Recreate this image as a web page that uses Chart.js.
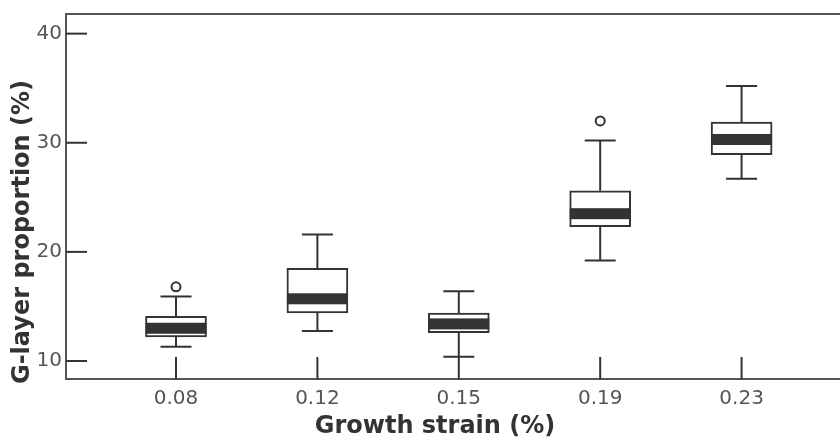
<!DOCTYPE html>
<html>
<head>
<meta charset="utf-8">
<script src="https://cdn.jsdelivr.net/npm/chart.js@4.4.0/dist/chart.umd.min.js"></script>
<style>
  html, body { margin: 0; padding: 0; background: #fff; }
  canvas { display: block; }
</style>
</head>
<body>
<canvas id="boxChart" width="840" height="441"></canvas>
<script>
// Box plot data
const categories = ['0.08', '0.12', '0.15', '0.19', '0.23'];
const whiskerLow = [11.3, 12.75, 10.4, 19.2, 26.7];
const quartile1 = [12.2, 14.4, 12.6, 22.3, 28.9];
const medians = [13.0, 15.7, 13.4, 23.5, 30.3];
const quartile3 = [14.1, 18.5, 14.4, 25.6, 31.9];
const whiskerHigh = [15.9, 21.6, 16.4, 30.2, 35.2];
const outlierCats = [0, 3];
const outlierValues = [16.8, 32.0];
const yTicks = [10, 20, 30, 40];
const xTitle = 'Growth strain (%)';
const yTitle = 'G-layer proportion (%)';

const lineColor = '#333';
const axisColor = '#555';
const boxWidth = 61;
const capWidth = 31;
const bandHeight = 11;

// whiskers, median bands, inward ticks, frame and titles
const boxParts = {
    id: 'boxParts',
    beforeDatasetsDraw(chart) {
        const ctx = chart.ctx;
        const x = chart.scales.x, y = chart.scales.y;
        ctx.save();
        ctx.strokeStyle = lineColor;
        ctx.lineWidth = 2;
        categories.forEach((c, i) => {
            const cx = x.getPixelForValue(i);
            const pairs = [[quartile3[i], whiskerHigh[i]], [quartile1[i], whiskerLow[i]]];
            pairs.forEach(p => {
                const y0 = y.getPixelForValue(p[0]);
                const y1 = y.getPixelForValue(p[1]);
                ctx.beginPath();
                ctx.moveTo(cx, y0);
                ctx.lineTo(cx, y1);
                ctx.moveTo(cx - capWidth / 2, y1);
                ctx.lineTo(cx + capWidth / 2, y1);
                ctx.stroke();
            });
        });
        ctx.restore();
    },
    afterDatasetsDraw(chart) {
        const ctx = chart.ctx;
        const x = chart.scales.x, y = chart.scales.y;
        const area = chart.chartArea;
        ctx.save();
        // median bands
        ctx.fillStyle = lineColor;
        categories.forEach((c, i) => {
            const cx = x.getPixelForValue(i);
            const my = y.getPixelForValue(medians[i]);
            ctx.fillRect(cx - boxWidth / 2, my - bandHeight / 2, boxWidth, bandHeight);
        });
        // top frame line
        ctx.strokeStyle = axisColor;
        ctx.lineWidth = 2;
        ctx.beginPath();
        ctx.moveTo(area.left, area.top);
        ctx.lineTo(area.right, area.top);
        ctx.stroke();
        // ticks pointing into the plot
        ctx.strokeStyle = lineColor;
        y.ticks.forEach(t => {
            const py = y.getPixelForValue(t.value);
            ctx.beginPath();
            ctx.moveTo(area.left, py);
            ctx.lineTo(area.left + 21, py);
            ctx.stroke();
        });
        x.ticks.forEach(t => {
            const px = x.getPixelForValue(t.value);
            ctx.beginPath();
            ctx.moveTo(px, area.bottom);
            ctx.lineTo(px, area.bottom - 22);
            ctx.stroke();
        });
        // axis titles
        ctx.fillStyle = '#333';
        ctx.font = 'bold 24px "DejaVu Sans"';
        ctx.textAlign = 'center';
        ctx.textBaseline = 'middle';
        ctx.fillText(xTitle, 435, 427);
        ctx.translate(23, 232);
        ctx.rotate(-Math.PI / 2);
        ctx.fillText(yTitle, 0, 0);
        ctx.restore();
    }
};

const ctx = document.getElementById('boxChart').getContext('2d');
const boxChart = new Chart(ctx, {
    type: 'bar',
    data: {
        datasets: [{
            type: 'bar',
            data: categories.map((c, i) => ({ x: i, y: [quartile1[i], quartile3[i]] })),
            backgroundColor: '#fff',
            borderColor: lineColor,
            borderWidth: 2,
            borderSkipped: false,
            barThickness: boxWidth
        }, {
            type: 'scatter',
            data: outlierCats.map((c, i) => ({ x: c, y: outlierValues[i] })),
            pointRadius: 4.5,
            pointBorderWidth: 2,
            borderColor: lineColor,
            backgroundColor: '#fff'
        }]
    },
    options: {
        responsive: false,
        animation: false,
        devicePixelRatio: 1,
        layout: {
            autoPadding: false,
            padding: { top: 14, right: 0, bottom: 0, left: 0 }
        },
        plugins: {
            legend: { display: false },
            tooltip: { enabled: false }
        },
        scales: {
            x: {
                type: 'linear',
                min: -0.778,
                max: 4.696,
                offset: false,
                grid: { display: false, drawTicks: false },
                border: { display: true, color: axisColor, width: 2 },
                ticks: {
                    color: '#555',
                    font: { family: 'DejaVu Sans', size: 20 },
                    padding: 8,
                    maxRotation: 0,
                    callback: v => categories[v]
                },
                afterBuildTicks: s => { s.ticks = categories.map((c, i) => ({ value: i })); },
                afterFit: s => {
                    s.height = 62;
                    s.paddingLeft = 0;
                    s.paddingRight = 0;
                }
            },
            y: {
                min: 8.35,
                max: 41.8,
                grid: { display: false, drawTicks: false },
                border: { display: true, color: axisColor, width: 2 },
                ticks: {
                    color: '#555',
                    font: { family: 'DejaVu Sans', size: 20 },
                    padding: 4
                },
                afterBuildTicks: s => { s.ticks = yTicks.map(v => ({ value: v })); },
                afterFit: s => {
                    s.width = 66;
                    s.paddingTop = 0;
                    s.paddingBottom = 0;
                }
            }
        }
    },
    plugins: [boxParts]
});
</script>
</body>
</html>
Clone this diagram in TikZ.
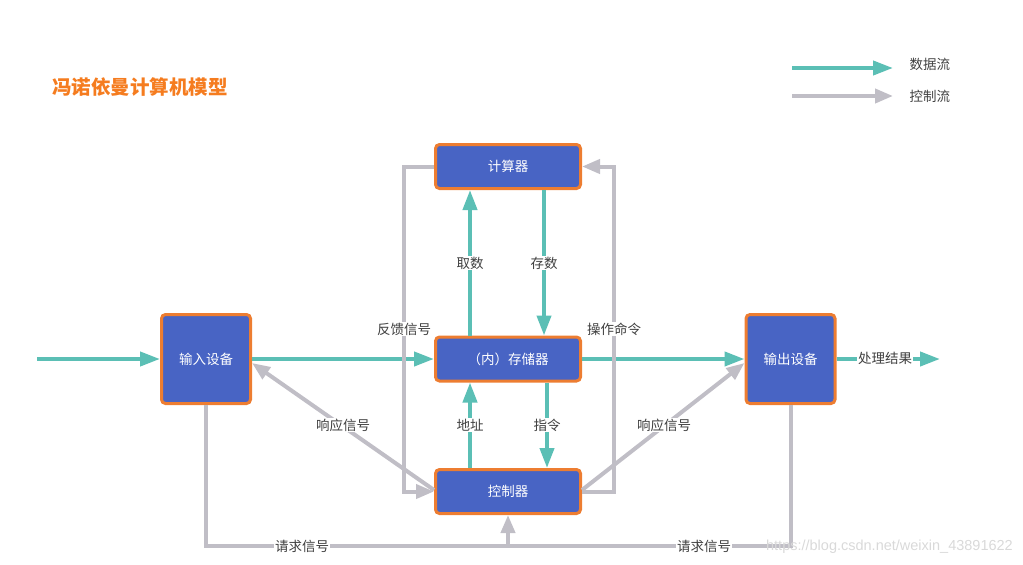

------------------------------------

▶ [Task to carry out]:
Strip out the images, then output the records above word for word.

▶ [Answer below]:
Recreate this image as a web page that uses Chart.js.
<!DOCTYPE html>
<html>
<head>
<meta charset="utf-8">
<script src="https://cdn.jsdelivr.net/npm/chart.js@4.4.0/dist/chart.umd.min.js"></script>
<style>
  html, body { margin: 0; padding: 0; background: #fff; }
  canvas { display: block; }
</style>
</head>
<body>
<canvas id="boxChart" width="840" height="441"></canvas>
<script>
// Box plot data
const categories = ['0.08', '0.12', '0.15', '0.19', '0.23'];
const whiskerLow = [11.3, 12.75, 10.4, 19.2, 26.7];
const quartile1 = [12.2, 14.4, 12.6, 22.3, 28.9];
const medians = [13.0, 15.7, 13.4, 23.5, 30.3];
const quartile3 = [14.1, 18.5, 14.4, 25.6, 31.9];
const whiskerHigh = [15.9, 21.6, 16.4, 30.2, 35.2];
const outlierCats = [0, 3];
const outlierValues = [16.8, 32.0];
const yTicks = [10, 20, 30, 40];
const xTitle = 'Growth strain (%)';
const yTitle = 'G-layer proportion (%)';

const lineColor = '#333';
const axisColor = '#555';
const boxWidth = 61;
const capWidth = 31;
const bandHeight = 11;

// whiskers, median bands, inward ticks, frame and titles
const boxParts = {
    id: 'boxParts',
    beforeDatasetsDraw(chart) {
        const ctx = chart.ctx;
        const x = chart.scales.x, y = chart.scales.y;
        ctx.save();
        ctx.strokeStyle = lineColor;
        ctx.lineWidth = 2;
        categories.forEach((c, i) => {
            const cx = x.getPixelForValue(i);
            const pairs = [[quartile3[i], whiskerHigh[i]], [quartile1[i], whiskerLow[i]]];
            pairs.forEach(p => {
                const y0 = y.getPixelForValue(p[0]);
                const y1 = y.getPixelForValue(p[1]);
                ctx.beginPath();
                ctx.moveTo(cx, y0);
                ctx.lineTo(cx, y1);
                ctx.moveTo(cx - capWidth / 2, y1);
                ctx.lineTo(cx + capWidth / 2, y1);
                ctx.stroke();
            });
        });
        ctx.restore();
    },
    afterDatasetsDraw(chart) {
        const ctx = chart.ctx;
        const x = chart.scales.x, y = chart.scales.y;
        const area = chart.chartArea;
        ctx.save();
        // median bands
        ctx.fillStyle = lineColor;
        categories.forEach((c, i) => {
            const cx = x.getPixelForValue(i);
            const my = y.getPixelForValue(medians[i]);
            ctx.fillRect(cx - boxWidth / 2, my - bandHeight / 2, boxWidth, bandHeight);
        });
        // top frame line
        ctx.strokeStyle = axisColor;
        ctx.lineWidth = 2;
        ctx.beginPath();
        ctx.moveTo(area.left, area.top);
        ctx.lineTo(area.right, area.top);
        ctx.stroke();
        // ticks pointing into the plot
        ctx.strokeStyle = lineColor;
        y.ticks.forEach(t => {
            const py = y.getPixelForValue(t.value);
            ctx.beginPath();
            ctx.moveTo(area.left, py);
            ctx.lineTo(area.left + 21, py);
            ctx.stroke();
        });
        x.ticks.forEach(t => {
            const px = x.getPixelForValue(t.value);
            ctx.beginPath();
            ctx.moveTo(px, area.bottom);
            ctx.lineTo(px, area.bottom - 22);
            ctx.stroke();
        });
        // axis titles
        ctx.fillStyle = '#333';
        ctx.font = 'bold 24px "DejaVu Sans"';
        ctx.textAlign = 'center';
        ctx.textBaseline = 'middle';
        ctx.fillText(xTitle, 435, 427);
        ctx.translate(23, 232);
        ctx.rotate(-Math.PI / 2);
        ctx.fillText(yTitle, 0, 0);
        ctx.restore();
    }
};

const ctx = document.getElementById('boxChart').getContext('2d');
const boxChart = new Chart(ctx, {
    type: 'bar',
    data: {
        datasets: [{
            type: 'bar',
            data: categories.map((c, i) => ({ x: i, y: [quartile1[i], quartile3[i]] })),
            backgroundColor: '#fff',
            borderColor: lineColor,
            borderWidth: 2,
            borderSkipped: false,
            barThickness: boxWidth
        }, {
            type: 'scatter',
            data: outlierCats.map((c, i) => ({ x: c, y: outlierValues[i] })),
            pointRadius: 4.5,
            pointBorderWidth: 2,
            borderColor: lineColor,
            backgroundColor: '#fff'
        }]
    },
    options: {
        responsive: false,
        animation: false,
        devicePixelRatio: 1,
        layout: {
            autoPadding: false,
            padding: { top: 14, right: 0, bottom: 0, left: 0 }
        },
        plugins: {
            legend: { display: false },
            tooltip: { enabled: false }
        },
        scales: {
            x: {
                type: 'linear',
                min: -0.778,
                max: 4.696,
                offset: false,
                grid: { display: false, drawTicks: false },
                border: { display: true, color: axisColor, width: 2 },
                ticks: {
                    color: '#555',
                    font: { family: 'DejaVu Sans', size: 20 },
                    padding: 8,
                    maxRotation: 0,
                    callback: v => categories[v]
                },
                afterBuildTicks: s => { s.ticks = categories.map((c, i) => ({ value: i })); },
                afterFit: s => {
                    s.height = 62;
                    s.paddingLeft = 0;
                    s.paddingRight = 0;
                }
            },
            y: {
                min: 8.35,
                max: 41.8,
                grid: { display: false, drawTicks: false },
                border: { display: true, color: axisColor, width: 2 },
                ticks: {
                    color: '#555',
                    font: { family: 'DejaVu Sans', size: 20 },
                    padding: 4
                },
                afterBuildTicks: s => { s.ticks = yTicks.map(v => ({ value: v })); },
                afterFit: s => {
                    s.width = 66;
                    s.paddingTop = 0;
                    s.paddingBottom = 0;
                }
            }
        }
    },
    plugins: [boxParts]
});
</script>
</body>
</html>
Clone this diagram in TikZ.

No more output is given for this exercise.